SECTION 1. STANDING AND SPECIAL COMMITTEES
The Directors may designate one or more standing or special committees as are necessary to do the Association’s work, as long as they are not in conflict with duties assigned in other provisions of these by-laws or do not conflict with the duties assigned to the Board of Directors.
SECTION 2. QUORUM AND VOTING
A majority of the members of any committee shall constitute a quorum for the transaction of business at any meeting of a committee. Each member of the committee shall have one vote. All committee decisions must be presented to the Directors for final approval.
SECTION 3. MEMBERS
All members of the Alumni Association are eligible to be appointed to a committee. The number of members on a committee shall be determined by the officers of the Directors in consultation with committee chairs. The chairs of the committees shall be appointed by the Officers.
SECTION 1. AMENDMENTS
These by-laws may be amended at any time by a 2/3 vote of the Board of Directors of the Alumni Association.
SECTION 2. FUNDS FOR THE ASSOCIATION
Initially, funds for the Association shall be established by the Board of Directors. Other funds and/or contributions to the Association shall be used to promote the goals and purposes of the Association as set forth in the Purpose of these by-laws and shall be held under the authority of the Board of Directors. No funds of the Association may be used in any other manner than as stated in these by-laws.

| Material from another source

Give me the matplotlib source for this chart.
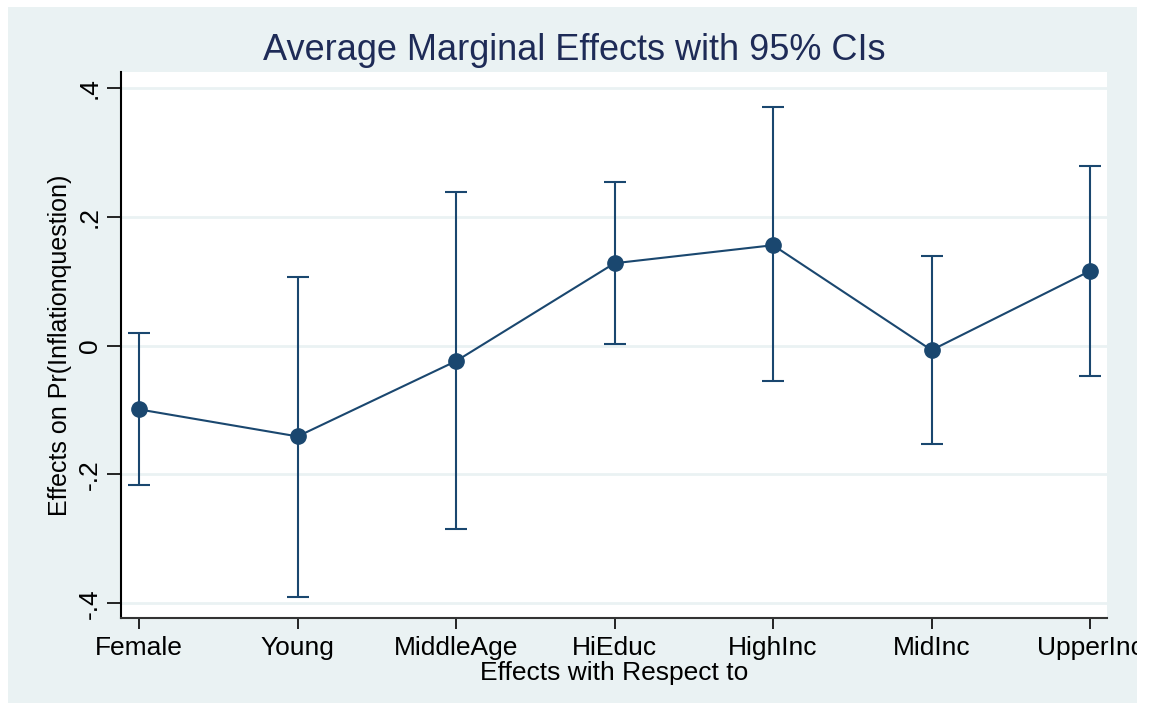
import numpy as np
import matplotlib
matplotlib.use("Agg")
import matplotlib.pyplot as plt
from matplotlib.patches import Rectangle

plt.rcParams['font.family'] = ['Liberation Sans', 'DejaVu Sans']

# average marginal effects and 95% confidence bounds
categories = ['Female', 'Young', 'MiddleAge', 'HiEduc', 'HighInc', 'MidInc', 'UpperInc']
effects = [-0.099, -0.141, -0.024, 0.128, 0.156, -0.007, 0.116]
ci_lower = [-0.217, -0.391, -0.285, 0.002, -0.055, -0.153, -0.047]
ci_upper = [0.019, 0.106, 0.238, 0.254, 0.371, 0.139, 0.279]
yticks = [-0.4, -0.2, 0, 0.2, 0.4]
ytick_labels = ['-.4', '-.2', '0', '.2', '.4']

navy = '#1A476F'
title_navy = '#1E2B57'
panel = '#EAF2F3'

fig = plt.figure(figsize=(11.49, 7.11), dpi=100, facecolor='white')
fig.patches.append(Rectangle((8 / 1149, 8 / 711), 1129 / 1149, 696 / 711,
                             transform=fig.transFigure, facecolor=panel,
                             edgecolor='none', zorder=-10))

ax = fig.add_axes([121 / 1149, 1 - 618 / 711, 986 / 1149, 546 / 711])
ax.set_facecolor('white')

x = np.arange(1, len(categories) + 1)
eff = np.array(effects)
lo = eff - np.array(ci_lower)
hi = np.array(ci_upper) - eff

ax.errorbar(x, eff, yerr=[lo, hi], fmt='none', ecolor=navy, elinewidth=1.5,
            capsize=8, capthick=1.5, zorder=3)
ax.plot(x, eff, color=navy, lw=1.5, marker='o', markersize=11, zorder=4)

ax.set_xlim(0.886, 7.107)
ax.set_ylim(-0.423, 0.425)
ax.set_xticks(x)
ax.set_xticklabels(categories, fontsize=19)
ax.set_yticks(yticks)
ax.set_yticklabels(ytick_labels, fontsize=19, rotation=90, va='center')
ax.tick_params(axis='y', length=10, width=1.2, pad=4)
ax.tick_params(axis='x', length=8, width=1.2, pad=5)

ax.grid(axis='y', color=panel, lw=2)
ax.set_axisbelow(True)

for side in ['top', 'right']:
    ax.spines[side].set_visible(False)
ax.spines['left'].set_linewidth(1.5)
ax.spines['bottom'].set_linewidth(1.5)
ax.spines['bottom'].set_color('#333333')

# title is centred on the whole graph, not on the plot region
fig.text(0.5, 1 - 50 / 711, 'Average Marginal Effects with 95% CIs', fontsize=26,
         color=title_navy, ha='center', va='center')
ax.set_xlabel('Effects with Respect to', fontsize=19, labelpad=1)
ax.set_ylabel('Effects on Pr(Inflationquestion)', fontsize=18, labelpad=4)

# white strip on the right edge, trimming the last tick label
fig.patches.append(Rectangle((1137 / 1149, 0), 12 / 1149, 1,
                             transform=fig.transFigure, facecolor='white',
                             edgecolor='none', zorder=10))

fig.savefig('out.png', dpi=100, facecolor='white')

SECTION 3. BOOKS AND RECORDS
The officers of the Association shall keep the books and records of accounts for the Marion High School Alumni Association and shall be responsible for the accounting of all funds.
ADOPTION OF BYLAWS
We, the undersigned, are all of the initial directors or incorporators of this Corporation, and we consent to and hereby do adopt the foregoing Bylaws, consisting of FIVE (5) preceding pages, as the Bylaws of this corporation.